Para quem está em mar bravio, numa embarcação na qual poderia aportar em terra firme, atirar-se à fúria das águas, ainda que saiba nadar, não é uma atitude de coragem, apenas um delírio suicida de quem não consegue dimensionar o verdadeiro perigo que o ameaça, ou ignora os recursos que tem para a própria salvação. Pois, parece ser nesse sentido que o presidente se move em relação à pandemia do corona vírus. Ele não está enxergando, ou por problema de visão mental ou por negacionismo, os recursos que a ciência está colocando à disposição de quem quiser aproveitá-los.

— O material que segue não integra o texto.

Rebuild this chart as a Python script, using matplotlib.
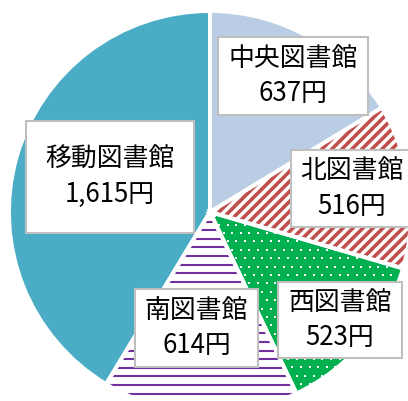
import matplotlib.pyplot as plt
from matplotlib.patches import Rectangle, Wedge
from matplotlib.collections import LineCollection
import numpy as np

plt.rcParams['font.family'] = ['Noto Sans CJK JP', 'DejaVu Sans']

names = ['中央図書館', '北図書館', '西図書館', '南図書館', '移動図書館']
values = [637, 516, 523, 614, 1615]

W, H = 408, 401
fig = plt.figure(figsize=(W / 100, H / 100), dpi=100)
ax = fig.add_axes([0, 0, 1, 1])

# pie centre / radius in pixels (y measured from the bottom)
cx, cy, r = 210, H - 212, 201
face = ['#B9CDE5', 'white', '#00B050', 'white', '#4BACC6']
wedges, _ = ax.pie(values, center=(cx, cy), radius=r, startangle=90,
                   counterclock=False, colors=face,
                   wedgeprops=dict(linewidth=0))

# 北: red diagonal stripes
offs = np.arange(-450, 450, 10)
segs = [[(o, 0), (o + H, H)] for o in offs]
lc = LineCollection(segs, colors='#C0504D', linewidths=2.6, capstyle='butt')
ax.add_collection(lc)
lc.set_clip_path(wedges[1])

# 西: white dots on green
pts = []
for j, yy in enumerate(np.arange(0, H, 8.4)):
    shift = 4.2 if j % 2 else 0
    for xx in np.arange(0, W, 8.6):
        pts.append((xx + shift, yy))
pts = np.array(pts)
sc = ax.scatter(pts[:, 0], pts[:, 1], s=2.2, marker='s', color='white',
                linewidths=0)
sc.set_clip_path(wedges[2])

# 南: purple horizontal lines
segs = [[(0, yy), (W, yy)] for yy in np.arange(H - 213, -10, -8.6)]
lc2 = LineCollection(segs, colors='#7030A0', linewidths=1.5)
ax.add_collection(lc2)
lc2.set_clip_path(wedges[3])

# white separators
for w in wedges:
    ax.add_patch(Wedge(w.center, w.r, w.theta1, w.theta2, fill=False,
                       edgecolor='white', linewidth=2.8, zorder=3))

# label boxes (x0, y0, x1, y1) in pixels from top-left
boxes = [(218, 37, 368, 115), (291, 150, 414, 227), (278, 282, 402, 358),
         (135, 289, 258, 367), (26, 121, 194, 233)]
for name, v, (x0, y0, x1, y1) in zip(names, values, boxes):
    ax.add_patch(Rectangle((x0, H - y1), x1 - x0, y1 - y0, facecolor='white',
                           edgecolor='#BFBFBF', linewidth=1.5, zorder=4))
    mx = (x0 + x1) / 2
    my = H - (y0 + y1) / 2
    if x1 > W:
        mx = 352
    ax.text(mx, my + 17.5, name, ha='center', va='center', fontsize=18.6,
            zorder=5)
    ax.text(mx, my - 17.5, f'{v:,}円', ha='center', va='center', fontsize=18.6,
            zorder=5)

ax.set_xlim(0, W)
ax.set_ylim(0, H)
ax.axis('off')
fig.savefig('out.png', dpi=100)
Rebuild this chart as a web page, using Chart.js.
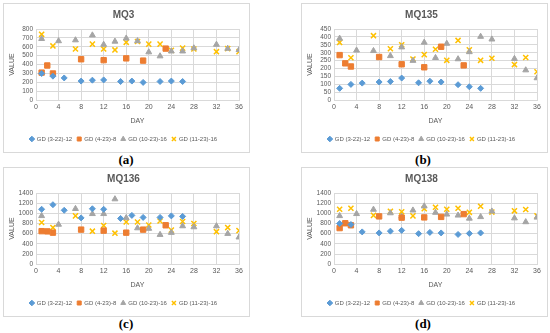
<!DOCTYPE html>
<html>
<head>
<meta charset="utf-8">
<script src="https://cdn.jsdelivr.net/npm/chart.js@4"></script>
<style>
  body { margin: 0; background: #fff; width: 550px; height: 333px; position: relative; overflow: hidden; }
  .box { position: absolute; width: 245px; height: 148px; border: 1px solid #d9d9d9; background: #fff; }
  .box canvas { display: block; }
  .lab { position: absolute; width: 60px; text-align: center; font-family: "Liberation Serif", serif; font-weight: bold; font-size: 13px; color: #000; }
</style>
</head>
<body>
<div class="box" style="left:3px;top:3px"><canvas id="c1" width="245" height="148"></canvas></div>
<div class="box" style="left:301px;top:3px"><canvas id="c2" width="245" height="148"></canvas></div>
<div class="box" style="left:3px;top:167px"><canvas id="c3" width="245" height="148"></canvas></div>
<div class="box" style="left:301px;top:167px"><canvas id="c4" width="245" height="148"></canvas></div>
<div class="lab" style="left:96px;top:152px">(a)</div>
<div class="lab" style="left:393px;top:152px">(b)</div>
<div class="lab" style="left:96px;top:316px">(c)</div>
<div class="lab" style="left:393px;top:316px">(d)</div>
<script>
// sampling days of each series
const daysA = [1, 3, 5, 8, 10, 12, 15, 17, 19, 22, 24, 26];
const daysB = [1, 2, 3, 8, 12, 16, 19, 23];
const daysC = [1, 4, 7, 10, 12, 14, 16, 18, 20, 22, 24, 26, 28, 32, 34, 36];
const daysD = [1, 3, 7, 10, 12, 14, 16, 18, 20, 22, 24, 26, 28, 32, 34, 36];

const seriesNames = ['GD (3-22)-12', 'GD (4-23)-8', 'GD (10-23)-16', 'GD (11-23)-16'];

// MQ3
const mq3_a = [300, 270, 250, 215, 225, 228, 210, 215, 200, 210, 215, 210];
const mq3_b = [310, 390, 300, 460, 450, 470, 445, 580];
const mq3_c = [690, 665, 675, 730, 625, 660, 695, 665, 540, 495, 550, 550, 585, 625, 580, 565];
const mq3_d = [740, 610, 575, 630, 575, 565, 650, 660, 630, 630, 560, 585, 575, 545, 580, 545];

// MQ135
const mq135_a = [75, 100, 108, 115, 118, 140, 110, 120, 115, 98, 85, 75];
const mq135_b = [285, 233, 213, 273, 227, 208, 338, 220];
const mq135_c = [390, 315, 312, 280, 335, 250, 365, 268, 358, 260, 305, 402, 385, 262, 190, 140];
const mq135_d = [365, 268, 408, 325, 350, 260, 288, 322, 252, 378, 318, 252, 265, 225, 270, 180];

// MQ136
const mq136_a = [1080, 1170, 1060, 910, 1090, 1080, 900, 960, 920, 920, 950, 940];
const mq136_b = [650, 645, 620, 680, 660, 620, 680, 765];
const mq136_c = [950, 780, 1090, 990, 990, 1280, 910, 710, 700, 580, 620, 750, 730, 750, 600, 530];
const mq136_d = [820, 720, 950, 650, 760, 610, 830, 830, 770, 850, 670, 840, 800, 640, 720, 660];

// MQ138
const mq138_a = [800, 780, 635, 615, 650, 665, 600, 625, 615, 585, 605, 615];
const mq138_b = [710, 805, 765, 940, 915, 920, 930, 985];
const mq138_c = [950, 990, 1075, 1005, 940, 1060, 1140, 1015, 980, 960, 900, 930, 1040, 905, 830, 920];
const mq138_d = [1080, 1100, 960, 1040, 1030, 950, 1090, 1120, 1080, 1100, 1020, 1140, 1025, 1050, 1075, 950];

const colors = ['#5b9bd5', '#ed7d31', '#a5a5a5', '#ffc000'];
const styles = ['rectRot', 'rect', 'triangle', 'crossRot'];
const radii = [3, 3.8, 3.4, 3.6];
const dayLists = [daysA, daysB, daysC, daysD];
const textColor = '#595959';
const gridColor = '#d9d9d9';

function pts(days, vals) {
  return days.map((d, i) => ({x: d, y: vals[i]}));
}

function makeChart(id, title, sets, yMax, yStep) {
  new Chart(document.getElementById(id), {
    type: 'scatter',
    data: {
      datasets: sets.map((vals, i) => ({
        label: seriesNames[i],
        data: pts(dayLists[i], vals),
        pointStyle: styles[i],
        pointRadius: radii[i],
        pointHoverRadius: radii[i],
        backgroundColor: colors[i],
        borderColor: colors[i],
        borderWidth: i === 3 ? 1.5 : 1
      }))
    },
    options: {
      responsive: false,
      animation: false,
      layout: {padding: {left: 4, right: 10, top: 1, bottom: 0}},
      plugins: {
        title: {
          display: true, text: title, color: textColor,
          font: {family: 'Liberation Sans', size: 10, weight: 'bold'},
          padding: {top: 4, bottom: 8}
        },
        legend: {
          position: 'bottom',
          labels: {
            usePointStyle: true, boxWidth: 4, boxHeight: 4, padding: 5,
            color: textColor, font: {family: 'Liberation Sans', size: 6}
          }
        },
        tooltip: {enabled: false}
      },
      scales: {
        x: {
          type: 'linear', min: 0, max: 36,
          ticks: {stepSize: 4, color: textColor, font: {family: 'Liberation Sans', size: 7}, padding: 3, maxRotation: 0, autoSkip: false},
          grid: {color: gridColor, drawTicks: false},
          border: {color: gridColor},
          title: {display: true, text: 'DAY', color: textColor, font: {family: 'Liberation Sans', size: 7}, padding: {top: 2, bottom: 6}}
        },
        y: {
          min: 0, max: yMax,
          ticks: {stepSize: yStep, color: textColor, font: {family: 'Liberation Sans', size: 6.5}, padding: 3, autoSkip: false,
                  callback: v => String(v)},
          grid: {color: gridColor, drawTicks: false},
          border: {display: false},
          title: {display: true, text: 'VALUE', color: textColor, font: {family: 'Liberation Sans', size: 7}, padding: {top: 0, bottom: 2}},
          afterFit: s => { s.width = 28; }
        }
      }
    }
  });
}

makeChart('c1', 'MQ3', [mq3_a, mq3_b, mq3_c, mq3_d], 800, 100);
makeChart('c2', 'MQ135', [mq135_a, mq135_b, mq135_c, mq135_d], 450, 50);
makeChart('c3', 'MQ136', [mq136_a, mq136_b, mq136_c, mq136_d], 1400, 200);
makeChart('c4', 'MQ138', [mq138_a, mq138_b, mq138_c, mq138_d], 1400, 200);
</script>
</body>
</html>
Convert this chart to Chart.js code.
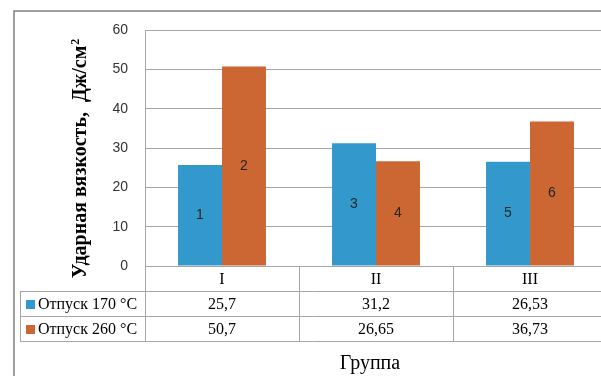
<!DOCTYPE html>
<html>
<head>
<meta charset="utf-8">
<script src="https://cdn.jsdelivr.net/npm/chart.js@4/dist/chart.umd.min.js"></script>
<style>
  html, body { margin: 0; padding: 0; background: #fff; overflow: hidden; }
  #wrap { width: 601px; height: 376px; overflow: hidden; position: relative; }
</style>
</head>
<body>
<div id="wrap"><canvas id="graph" width="620" height="376"></canvas></div>
<script>
// data
const groupes = ["I", "II", "III"]
const series = ["Отпуск 170 °С", "Отпуск 260 °С"]
const otpusk170 = [25.7, 31.2, 26.53]
const otpusk260 = [50.7, 26.65, 36.73]
const tableau170 = ["25,7", "31,2", "26,53"]
const tableau260 = ["50,7", "26,65", "36,73"]
const numeros = [["1", "3", "5"], ["2", "4", "6"]]
const yTicks = [0, 10, 20, 30, 40, 50, 60]

const bleu = "#3399CC"
const orange = "#CC6633"
const gris = "#A6A6A6"
const serif = "'Liberation Serif', 'Times New Roman', serif"

const tablePlugin = {
    id: "tablePlugin",
    afterDraw(chart) {
        let ctx = chart.ctx
        let area = chart.chartArea
        let x = chart.scales.x
        let rowH = 25
        let top = area.bottom
        let colW = (area.right - area.left) / groupes.length
        let legendLeft = 20

        ctx.save()

        // bar numbers
        ctx.font = "14px 'Liberation Sans', Arial, sans-serif"
        ctx.fillStyle = "#262626"
        ctx.textAlign = "center"
        ctx.textBaseline = "middle"
        for (let d = 0; d < chart.data.datasets.length; d++) {
            let meta = chart.getDatasetMeta(d)
            meta.data.forEach((bar, i) => {
                ctx.fillText(numeros[d][i], bar.x, (bar.y + bar.base) / 2)
            })
        }

        // table lines
        ctx.strokeStyle = gris
        ctx.lineWidth = 1
        ctx.beginPath()
        for (let r = 1; r <= 3; r++) {
            let yy = Math.round(top + r * rowH) + 0.5
            ctx.moveTo(legendLeft, yy)
            ctx.lineTo(area.right, yy)
        }
        ctx.moveTo(legendLeft + 0.5, top + rowH)
        ctx.lineTo(legendLeft + 0.5, top + 3 * rowH)
        for (let i = 0; i <= groupes.length; i++) {
            let xx = Math.round(area.left + i * colW) + 0.5
            ctx.moveTo(xx, top)
            ctx.lineTo(xx, top + 3 * rowH + 0.5)
        }
        ctx.stroke()

        // table text
        ctx.fillStyle = "#000"
        ctx.font = "16px " + serif
        ctx.textAlign = "center"
        ctx.textBaseline = "middle"
        groupes.forEach((g, i) => {
            let cx = x.getPixelForValue(i)
            ctx.fillText(g, cx, top + rowH * 0.5 + 1)
            ctx.fillText(tableau170[i], cx, top + rowH * 1.5 + 1)
            ctx.fillText(tableau260[i], cx, top + rowH * 2.5 + 1)
        })

        // legend in table
        let couleurs = [bleu, orange]
        ctx.textAlign = "left"
        series.forEach((s, k) => {
            let cy = top + rowH * (1.5 + k)
            ctx.fillStyle = couleurs[k]
            ctx.fillRect(26, Math.round(cy) - 4, 9, 9)
            ctx.fillStyle = "#000"
            ctx.fillText(s, 38, cy + 1)
        })

        // x title
        ctx.font = "20px " + serif
        ctx.textAlign = "center"
        ctx.fillText("Группа", 370, 364)

        // y title
        ctx.translate(86, 159)
        ctx.rotate(-Math.PI / 2)
        ctx.textBaseline = "alphabetic"
        ctx.font = "bold 20px " + serif
        let t1 = "Ударная вязкость,  Дж/см"
        let w1 = ctx.measureText(t1).width
        ctx.font = "bold 12px " + serif
        let w2 = ctx.measureText("2").width
        let start = -(w1 + w2) / 2
        ctx.textAlign = "left"
        ctx.font = "bold 20px " + serif
        ctx.fillText(t1, start, 0)
        ctx.font = "bold 12px " + serif
        ctx.fillText("2", start + w1 + 1, -7)

        ctx.restore()

        // outer frame
        ctx.save()
        ctx.strokeStyle = "#808080"
        ctx.lineWidth = 1.5
        ctx.beginPath()
        ctx.moveTo(14, 376)
        ctx.lineTo(14, 11)
        ctx.lineTo(620, 11)
        ctx.stroke()
        ctx.restore()
    }
}

const config = {
    type: "bar",
    data: {
        labels: groupes,
        datasets: [
            { label: series[0], data: otpusk170, backgroundColor: bleu },
            { label: series[1], data: otpusk260, backgroundColor: orange }
        ]
    },
    options: {
        responsive: false,
        animation: false,
        layout: { padding: { top: 30, right: 13, bottom: 110, left: 0 } },
        plugins: {
            legend: { display: false },
            tooltip: { enabled: false }
        },
        datasets: {
            bar: { categoryPercentage: 0.571, barPercentage: 1.0 }
        },
        scales: {
            x: { display: false },
            y: {
                min: 0,
                max: 60,
                afterFit: (scale) => { scale.width = 145 },
                afterBuildTicks: (scale) => { scale.ticks = yTicks.map(v => ({ value: v })) },
                ticks: {
                    padding: 17,
                    color: "#333333",
                    font: { family: "'Liberation Sans', Arial, sans-serif", size: 14 }
                },
                grid: { color: gris, drawTicks: false },
                border: { display: true, color: gris }
            }
        }
    },
    plugins: [tablePlugin]
}

const chartGraph = new Chart(document.getElementById("graph").getContext("2d"), config)
</script>
</body>
</html>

Se as fanfarronices de valentia não passam de estratégia para esconder um medo, resta saber qual é o temor do presidente, para que ele não consiga relaxar dessa pose de machão intrépido. Certamente não é com o destino dos milhares de brasileiros que fazem parte dos grupos de risco do contágio da doença. Mantemos o foco na possibilidade de busca de reconhecimento e veremos os muitos aplausos que suas sandices recebem de um público cativo, hipnotizado por essa performance histriônica de um canastrão que não faz nada além de repetir o eterno mantra da virilidade postiça.

Nessa linha de raciocínio, ainda constatamos que essa necessidade doentia de aceitação é o que justifica a escandalosa bajulação ao presidente americano, atualmente a caricatura mais horripilante da figura do Super-Homem, que vive acima de tudo e de todos. De tudo o que se viu até agora pode-se apostar que se trata de um temor íntimo, de natureza pessoal, mas que está colocando em risco a vida de milhares de brasileiros, o que demonstra total despreparo para exercer o cargo que ocupa.

Não é de hoje que a índole do presidente, sobretudo no tocante ao intelecto, causa preocupação entre as pessoas sensatas, aquelas que procuram lançar um olhar objetivo sobre os problemas que clamam por solução. Resta-nos torcer para que, quando mais vacinas contra o maldito vírus estiver disponível, que algum assessor mais próximo, um conselheiro com maior senso de responsabilidade alerte o presidente de que a maior demonstração de coragem na administração pública, o que produz maior índice de aprovação é o bom discernimento, o equilíbrio, a defesa de valores republicanos e democráticos. Aqueles que dizem que o poder emana do povo e em nome dele deve ser exercido, em vez de sucumbir a obsessões e deficiências pessoais.

Na falta de outra saída, vamos sonhar com o surgimento de uma vacina contra a ignorância.